# Request:
Would you transcribe the listing that follows, character for character, and omit its images?

[Begin]

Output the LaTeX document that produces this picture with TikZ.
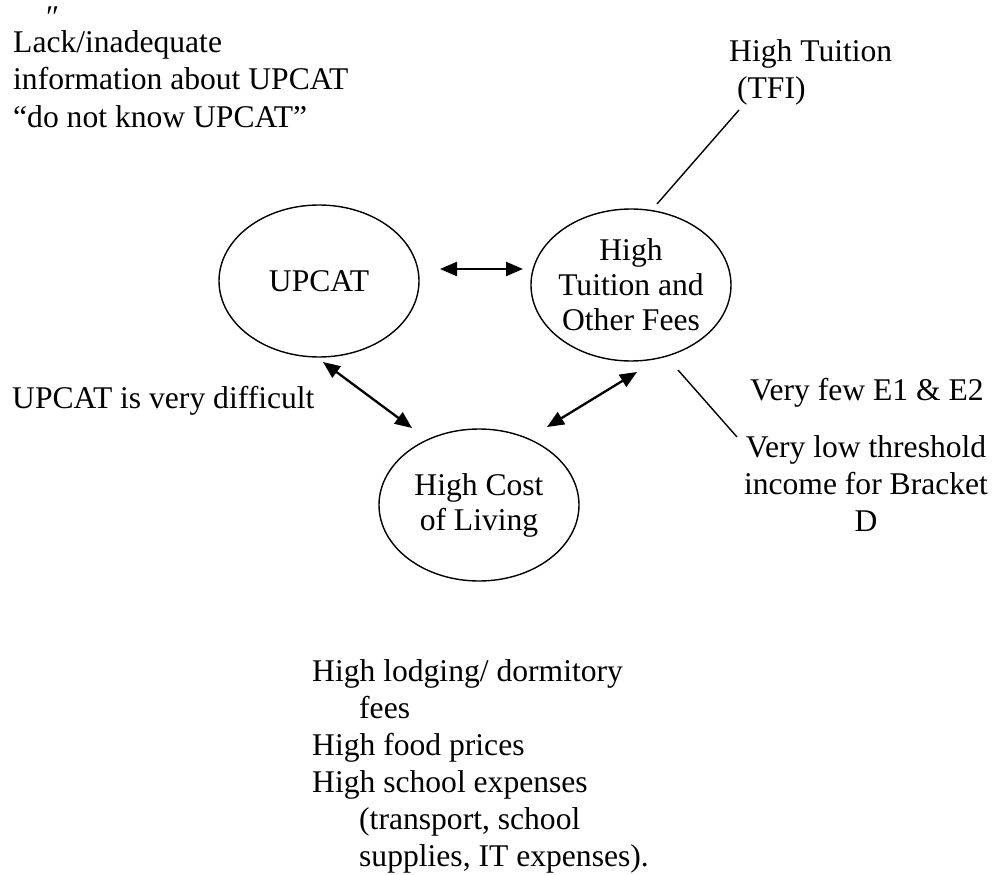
\documentclass[tikz,border=0pt]{standalone}
\usepackage{fontspec}
\setmainfont{Liberation Serif}
\usetikzlibrary{arrows.meta,shapes.geometric}
\newcommand\reftxt{\fontsize{31.6pt}{37pt}\selectfont}
\newcommand\bubtxt{\fontsize{31.6pt}{35pt}\selectfont}
\newcommand\hangitem{\par\hangindent=47pt\hangafter=1\noindent}
\tikzset{
  every node/.style={inner sep=0pt, font=\reftxt},
  bubble/.style={draw, ellipse, line width=1.4pt, minimum width=200pt, minimum height=152pt,
                 inner sep=-8pt, align=center, font=\bubtxt},
  link/.style={line width=2.3pt, {Triangle[length=17pt,width=14pt]}-{Triangle[length=17pt,width=14pt]}},
  tie/.style={line width=1.4pt},
  txt/.style={anchor=base west},
}
\begin{document}
\begin{tikzpicture}[x=1pt,y=-1pt]
\useasboundingbox (0,0) rectangle (994,875);
% ellipses
\node[bubble] (upcat) at (319,281) {UPCAT};
\node[bubble] (fees) at (631,285) {High\\Tuition and\\Other Fees};
\node[bubble] (cost) at (479,505) {High Cost\\of Living};
% texts
\node[anchor=base west, text depth=0pt] (mark) at (46,28) {\char"2033};
\node[txt] (lack) at (13,53) {\parbox[t]{600pt}{\raggedright Lack/inadequate\\information about UPCAT\\“do not know UPCAT”}};
\node[txt] (tfi) at (729,62) {\parbox[t]{260pt}{\raggedright High Tuition\\\hspace*{0.25em}(TFI)}};
\node[txt] (diff) at (12,408) {UPCAT is very difficult};
\node[txt] (few) at (750,400) {Very few E1 \& E2};
\node[anchor=base] (low) at (866,457) {\parbox[t]{260pt}{\centering Very low threshold\\income for Bracket\\D}};
\node[txt] (list) at (312,681) {\parbox[t]{600pt}{\raggedright
  \hangitem High lodging/ dormitory\newline fees
  \hangitem High food prices
  \hangitem High school expenses\newline (transport, school\newline supplies, IT expenses).}};
% connector ends
\coordinate (h1) at (440,269);
\coordinate (h2) at (523,269);
\coordinate (l1) at (323,362);
\coordinate (l2) at (412,428);
\coordinate (r1) at (547,427);
\coordinate (r2) at (637,372);
\coordinate (t1) at (739,110);
\coordinate (t2) at (657,204);
\coordinate (v1) at (678,370);
\coordinate (v2) at (737,437);
\draw[link] (h1) -- (h2);
\draw[link] (l1) -- (l2);
\draw[link] (r1) -- (r2);
\draw[tie] (t1) -- (t2);
\draw[tie] (v1) -- (v2);
\end{tikzpicture}
\end{document}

[End]

# Response:
Output the LaTeX document that produces this picture with TikZ.
\documentclass[tikz,border=0pt]{standalone}
\usepackage{fontspec}
\setmainfont{Liberation Serif}
\usetikzlibrary{arrows.meta,shapes.geometric}
\newcommand\reftxt{\fontsize{31.6pt}{37pt}\selectfont}
\newcommand\bubtxt{\fontsize{31.6pt}{35pt}\selectfont}
\newcommand\hangitem{\par\hangindent=47pt\hangafter=1\noindent}
\tikzset{
  every node/.style={inner sep=0pt, font=\reftxt},
  bubble/.style={draw, ellipse, line width=1.4pt, minimum width=200pt, minimum height=152pt,
                 inner sep=-8pt, align=center, font=\bubtxt},
  link/.style={line width=2.3pt, {Triangle[length=17pt,width=14pt]}-{Triangle[length=17pt,width=14pt]}},
  tie/.style={line width=1.4pt},
  txt/.style={anchor=base west},
}
\begin{document}
\begin{tikzpicture}[x=1pt,y=-1pt]
\useasboundingbox (0,0) rectangle (994,875);
% ellipses
\node[bubble] (upcat) at (319,281) {UPCAT};
\node[bubble] (fees) at (631,285) {High\\Tuition and\\Other Fees};
\node[bubble] (cost) at (479,505) {High Cost\\of Living};
% texts
\node[anchor=base west, text depth=0pt] (mark) at (46,28) {\char"2033};
\node[txt] (lack) at (13,53) {\parbox[t]{600pt}{\raggedright Lack/inadequate\\information about UPCAT\\“do not know UPCAT”}};
\node[txt] (tfi) at (729,62) {\parbox[t]{260pt}{\raggedright High Tuition\\\hspace*{0.25em}(TFI)}};
\node[txt] (diff) at (12,408) {UPCAT is very difficult};
\node[txt] (few) at (750,400) {Very few E1 \& E2};
\node[anchor=base] (low) at (866,457) {\parbox[t]{260pt}{\centering Very low threshold\\income for Bracket\\D}};
\node[txt] (list) at (312,681) {\parbox[t]{600pt}{\raggedright
  \hangitem High lodging/ dormitory\newline fees
  \hangitem High food prices
  \hangitem High school expenses\newline (transport, school\newline supplies, IT expenses).}};
% connector ends
\coordinate (h1) at (440,269);
\coordinate (h2) at (523,269);
\coordinate (l1) at (323,362);
\coordinate (l2) at (412,428);
\coordinate (r1) at (547,427);
\coordinate (r2) at (637,372);
\coordinate (t1) at (739,110);
\coordinate (t2) at (657,204);
\coordinate (v1) at (678,370);
\coordinate (v2) at (737,437);
\draw[link] (h1) -- (h2);
\draw[link] (l1) -- (l2);
\draw[link] (r1) -- (r2);
\draw[tie] (t1) -- (t2);
\draw[tie] (v1) -- (v2);
\end{tikzpicture}
\end{document}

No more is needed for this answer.